I was struck, for example, by the fact that – while I sat behind a screen wearing what could only be described as a comedy operation gown and a hospital-issue bathrobe that fitted like a waistcoat, trying to get my feet into some thin sponges with holes in that someone had called slippers – there is nothing quite like dehumanisation to prepare you for minor surgery.

And you can’t help doing mini audits, either. While I waited for the operation, five people came to see me. One to make sure
I was who it said on the list, another to draw an arrow on my leg pointing toward the knee (reassuringly stopping short of writing ‘nee!’ under it) one to talk anaesthetic, another to look for something and another to take me to theatre. Only one of them, the anaesthetist, introduced themselves to me. And by introduced I’m not talking star signs and family photos here. I mean name and job. Who I am and why I am here. Odd, that.

Of course, they have a lot to do and nobody knows the pressures that are hidden from the patient – although calls to the bank for some staff gave a clue – but the best staff are the best because the central relationships of their day is with their patients, not the number of tasks they have to do.

Which brings me to the physiotherapist. Do they teach communication skills on their course?

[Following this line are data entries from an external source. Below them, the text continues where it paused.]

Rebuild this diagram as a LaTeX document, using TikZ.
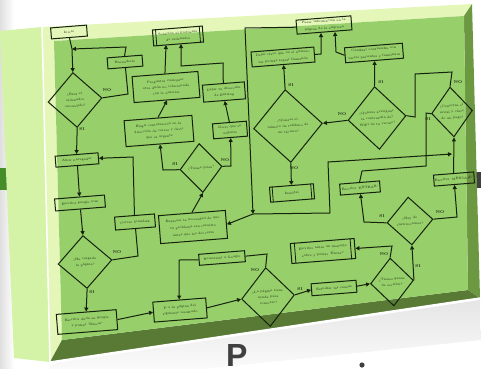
\documentclass[tikz,border=0pt]{standalone}
\usepackage{fontspec}
\newfontfamily\titulofont{Liberation Sans}
\usetikzlibrary{shapes.geometric,arrows.meta,calc}

\definecolor{verde}{RGB}{151,207,107}
\definecolor{biselClaro}{RGB}{228,247,184}
\definecolor{ladoClaro}{RGB}{212,243,166}
\definecolor{biselOscuro}{RGB}{88,122,53}
\definecolor{biselMedio}{RGB}{108,152,66}
\definecolor{colLinea}{RGB}{22,34,12}
\definecolor{barraVerde}{RGB}{70,140,40}

\tikzset{
  caja/.style={draw=colLinea, line width=1pt, text=colLinea, align=center,
    inner sep=1pt, font=\fontsize{3.1}{6}\selectfont, rotate=4.5},
  ancha/.style={font=\fontsize{3.1}{7.2}\selectfont},
  rombo/.style={caja, diamond, inner sep=0pt},
  flecha/.style={draw=colLinea, line width=1pt, -{Triangle[length=4pt,width=4pt]}},
  tramo/.style={draw=colLinea, line width=1pt},
  etiq/.style={font=\fontsize{3.8}{4}\selectfont\bfseries, text=colLinea,
    rotate=4.5, inner sep=0pt}
}

\begin{document}
\begin{tikzpicture}[x=1pt,y=-1pt]
  \useasboundingbox (0,0) rectangle (481,368);

  % Fondo
  \fill[white] (0,0) rectangle (481,368);
  \shade[left color=gray!25, right color=white] (0,0) rectangle (14,368);
  \shade[top color=gray!20, bottom color=white] (50,364) -- (480,300) -- (481,340) -- (50,385) -- cycle;
  \fill[barraVerde] (0,168) rectangle (24,190);
  \fill[black!75] (476,172) rectangle (481,188);
  \node[anchor=base west, inner sep=0pt, text=black!75,
    font=\titulofont\bfseries\fontsize{32}{32}\selectfont] (titulo) at (226,366) {P};
  \fill[black!75] (362,365) circle (2.6);

  % Tablero
  \fill[ladoClaro] (0,31) -- (42,27) -- (50,362) -- (14,358) -- cycle;
  \fill[biselClaro] (42,27) -- (472,4) -- (464,16) -- (54,41) -- cycle;
  \fill[biselClaro] (42,27) -- (54,41) -- (62,340) -- (50,362) -- cycle;
  \fill[biselOscuro] (62,340) -- (468,290) -- (480,298) -- (50,362) -- cycle;
  \fill[biselMedio] (464,16) -- (472,4) -- (480,298) -- (468,290) -- cycle;
  \fill[verde] (54,41) -- (464,16) -- (468,290) -- (62,340) -- cycle;
  \draw[white, line width=1.5pt] (42,27) -- (50,362) -- (480,298);

  % Cajas y decisiones
  \node[caja, minimum width=36, minimum height=11] (inicio) at (69,32) {Inicio};
  \node[caja, minimum width=35, minimum height=11] (encender) at (125,62) {Encenderlo};
  \node[rombo, minimum width=54, minimum height=55] (dEnc) at (75,100) {¿Está el\\ordenador\\encendido?};
  \node[caja, minimum width=43, minimum height=11] (navegador) at (77,160) {Abrir navegador};
  \node[caja, minimum width=50, minimum height=12] (google) at (80,203) {Escribir google.com};
  \node[rombo, minimum width=54, minimum height=53] (dCarga) at (85,262) {¿Ha cargado\\la página?};
  \node[caja, minimum width=40, minimum height=13] (scandisk) at (135,222) {Cerrar Scandisk};
  \node[caja, minimum width=60, minimum height=20] (duda) at (87,322) {Escribir duda en google\\y pulsar `Buscar'};
  \node[caja, minimum width=53, minimum height=20] (siguiente) at (180,310) {Ir a la página del\\siguiente resultado};
  \node[caja, minimum width=46, minimum height=11] (reinstalar) at (222,258) {Reinstalar a Google};
  \node[rombo, minimum width=53, minimum height=59] (dAyuda) at (268,297) {¿La página tiene\\ayuda para\\conectar?};
  \node[caja, minimum width=45, minimum height=12] (causas) at (334,288) {Estudiar las causas};
  \node[rombo, minimum width=43, minimum height=48] (dGanas) at (392,282) {¿Tienes ganas\\de escribir?};
  \node[caja, ancha, minimum width=64, minimum height=20] (enviar) at (323,251) {Escribir antes un mensaje\\sobre y pulsar `Enviar'};
  \node[rombo, minimum width=46, minimum height=48] (dInstr) at (410,221) {¿Hay de\\instrucciones?};
  \node[caja, minimum width=40, minimum height=11] (entrar) at (360,188) {Escribir `ENTRAR'};
  \node[caja, minimum width=38, minimum height=11] (mensaje) at (454,179) {Escribir `MENSAJE'};
  \node[rombo, minimum width=41, minimum height=50] (dSerial) at (452,112) {¿Conectas el\\serial y clave\\de un pago?};
  \node[rombo, minimum width=58, minimum height=63] (dWifi) at (377,118) {¿Quieres averiguar\\la contraseña del\\WiFi de tu vecino?};
  \node[caja, ancha, minimum width=58, minimum height=15] (familia) at (374,53) {Cambiar contraseña con\\varios parientes y familiares};
  \node[rombo, minimum width=69, minimum height=73] (dTelf) at (288,126) {¿Quieres el\\número de teléfono de\\un técnico?};
  \node[caja, ancha, minimum width=63, minimum height=15] (claro) at (283,57) {Dejar claro que en el número\\los podrás seguir llamando};
  \node[caja, minimum width=44, minimum height=15] (insultar) at (292,193) {Insultar};
  \node[caja, ancha, minimum width=55, minimum height=14] (info) at (324,25) {Pasar información en la\\página de la empresa};
  \node[caja, ancha, minimum width=67, minimum height=28] (expresar) at (193,227) {Expresar la necesidad de que\\tu problema sea resuelto\\antes que los del resto};
  \node[rombo, minimum width=42, minimum height=49] (dPrisa) at (201,168) {¿Tienes prisa?};
  \node[caja, minimum width=68, minimum height=26] (elegir) at (159,131) {Elegir contestación en la\\dirección de correo y decir\\que es urgente};
  \node[caja, minimum width=34, minimum height=15] (urgente) at (230,130) {Decir que es\\urgente};
  \node[caja, minimum width=66, minimum height=26] (preguntar) at (166,87) {Preguntar cualquier\\otra duda no relacionada\\con lo anterior};
  \node[caja, minimum width=42, minimum height=17] (entring) at (224,92) {Dejar tu dirección\\de Entring};
  \node[caja, minimum width=50, minimum height=16] (solucion) at (178,36) {Solución al problema\\de ordenador};

  % Rayas dobles de los procesos
  \foreach \n in {solucion,insultar,enviar}{
    \draw[colLinea, line width=0.8pt] ($(\n.north west)!0.07!(\n.north east)$) -- ($(\n.south west)!0.07!(\n.south east)$);
    \draw[colLinea, line width=0.8pt] ($(\n.north west)!0.93!(\n.north east)$) -- ($(\n.south west)!0.93!(\n.south east)$);
  }

  % Conexiones
  \coordinate (j1) at (72,49);
  \coordinate (j2) at (253,214);
  \draw[tramo] (inicio.south) -- (j1);
  \draw[flecha] (j1) -- (dEnc.north);
  \draw[flecha] (encender.north) -- (126,47) -- (j1);
  \draw[tramo] (dEnc.east) -- (128,94) -- (encender.south);
  \draw[flecha] (dEnc.south) -- (navegador.north);
  \draw[flecha] (navegador.south) -- (google.north);
  \draw[flecha] (google.south) -- (dCarga.north);
  \draw[tramo] (dCarga.east) -- (138,256) -- (scandisk.south);
  \draw[flecha] (scandisk.north) -- (133,157) -- (navegador.east);
  \draw[flecha] (dCarga.south) -- (duda.north);
  \draw[flecha] (duda.east) -- (siguiente.west);
  \draw[flecha] (siguiente.east) -- (dAyuda.west);
  \draw[tramo] (dAyuda.north) -- (267,254) -- (reinstalar.east);
  \draw[flecha] (reinstalar.west) -- (179,260) -- (siguiente.north);
  \draw[flecha] (dAyuda.east) -- (causas.west);
  \draw[flecha] (causas.east) -- (dGanas.west);
  \draw[flecha] (dGanas.north) -- (392,246) -- (enviar.east);
  \draw[flecha] (dGanas.east) -- (dInstr.south);
  \draw[flecha] (dInstr.west) -- (364,222) -- (entrar.south);
  \draw[flecha] (dInstr.east) -- (457,217) -- (mensaje.south);
  \draw[flecha] (mensaje.north) -- (dSerial.south);
  \draw[tramo] (dSerial.west) -- (426,113) -- (426,166) -- (362,171) -- (entrar.north);
  \draw[flecha] (330,213) -- (328,162) -- (452,154);
  \draw[tramo] (dSerial.north) -- (452,72) -- (415,74) -- (415,117) -- (dWifi.east);
  \draw[flecha] (dWifi.west) -- (dTelf.east);
  \draw[flecha] (dWifi.north) -- (familia.south);
  \draw[flecha] (dTelf.north) -- (claro.south);
  \draw[flecha] (dTelf.south) -- (insultar.north);
  \draw[flecha] (claro.east) -- (321,54) -- (321,33);
  \draw[flecha] (familia.west) -- (336,52) -- (335,32);
  \draw[flecha] (info.west) -- (245,28) -- (j2);
  \draw[flecha] (330,213) -- (j2) -- (expresar.east);
  \draw[flecha] (expresar.north) -- (dPrisa.south);
  \draw[flecha] (dPrisa.west) -- (163,170) -- (elegir.south);
  \draw[flecha] (dPrisa.east) -- (231,166) -- (urgente.south);
  \draw[flecha] (elegir.north) -- (preguntar.south);
  \draw[flecha] (urgente.north) -- (entring.south);
  \draw[flecha] (preguntar.north) -- (166,45);
  \draw[flecha] (entring.north) -- (223,63) -- (181,66) -- (181,44);

  % Etiquetas SI / NO
  \node[etiq] (noEnc) at (107,90) {NO};
  \node[etiq] (siEnc) at (82,129) {SI};
  \node[etiq] (noCarga) at (117,252) {NO};
  \node[etiq] (siCarga) at (92,292) {SI};
  \node[etiq] (noAyuda) at (255,270) {NO};
  \node[etiq] (siAyuda) at (300,289) {SI};
  \node[etiq] (noGanas) at (384,254) {NO};
  \node[etiq] (siGanas) at (418,266) {SI};
  \node[etiq] (siInstr) at (382,216) {SI};
  \node[etiq] (noInstr) at (440,212) {NO};
  \node[etiq] (siSerial) at (428,119) {SI};
  \node[etiq] (noSerial) at (458,82) {NO};
  \node[etiq] (siWifi) at (381,82) {SI};
  \node[etiq] (noWifi) at (342,114) {NO};
  \node[etiq] (siTelf) at (291,85) {SI};
  \node[etiq] (noTelf) at (294,168) {NO};
  \node[etiq] (siPrisa) at (175,164) {SI};
  \node[etiq] (noPrisa) at (225,160) {NO};
\end{tikzpicture}
\end{document}
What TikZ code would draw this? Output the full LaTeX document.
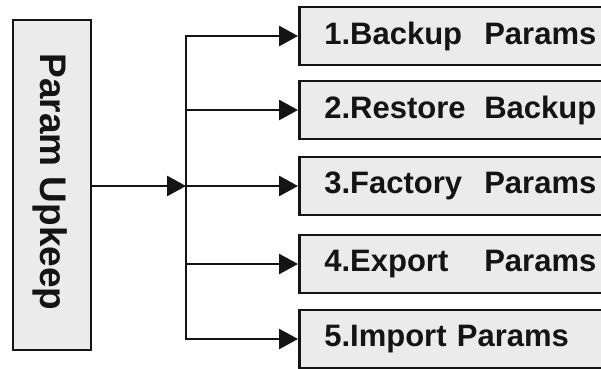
\documentclass[tikz,border=0pt]{standalone}
\usepackage{fontspec}
\setmainfont{Liberation Sans}
\usetikzlibrary{arrows.meta}
\definecolor{boxfill}{HTML}{EBEBEB}
\definecolor{ink}{HTML}{141414}
\tikzset{
  optbox/.style={draw=ink, line width=2.6pt, fill=boxfill, rectangle, anchor=west,
    minimum height=58pt, text width=300pt, align=left, inner xsep=25pt, inner ysep=0pt,
    font=\fontsize{31}{34}\selectfont\bfseries, text=ink},
  mainbox/.style={draw=ink, line width=2.6pt, fill=boxfill, rectangle,
    minimum width=78pt, minimum height=330pt},
  conn/.style={draw=ink, line width=2.8pt, -{Triangle[length=19pt,width=20pt]}},
}
\newcommand{\firstw}[1]{\makebox[160pt][l]{#1}}
\begin{document}
\begin{tikzpicture}[x=1pt,y=-1pt]
\useasboundingbox (0,0) rectangle (601,368);
\clip (0,0) rectangle (601,368);
\fill[white] (0,0) rectangle (601,368);
\node[mainbox] (pu) at (52,185) {};
\node[rotate=-90, anchor=base, font=\fontsize{37}{40}\selectfont\bfseries, text=ink] (pul) at (40,182) {Param Upkeep};
\node[optbox] (b1) at (298,36) {\firstw{1.Backup}Params};
\node[optbox] (b2) at (298,110) {\firstw{2.Restore}Backup};
\node[optbox] (b3) at (298,186) {\firstw{3.Factory}Params};
\node[optbox] (b4) at (298,264) {\firstw{4.Export}Params};
\node[optbox] (b5) at (298,339) {5.Import Params};
\coordinate (j) at (186,186);
\draw[conn] (pu.east |- j) -- (j);
\draw[conn] (j) |- (b1.west);
\draw[conn] (j) |- (b2.west);
\draw[conn] (j) -- (b3.west);
\draw[conn] (j) |- (b4.west);
\draw[conn] (j) |- (b5.west);
\end{tikzpicture}
\end{document}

Call me old-fashioned but if you tell a patient you will be ‘more then five minutes but certainly less then 10’, don’t show up 45 minutes late – at least not without apologising. Particularly when said patient is blocking a recovery bed so putting pressure on your colleagues who have other, needier patients to put in that bed.

Some people say protocol-led services can dehumanise healthcare. The nurses showed it needn’t. The processes and protocols are all a bit fussy for such a small knee but perhaps that’s what makes them modern?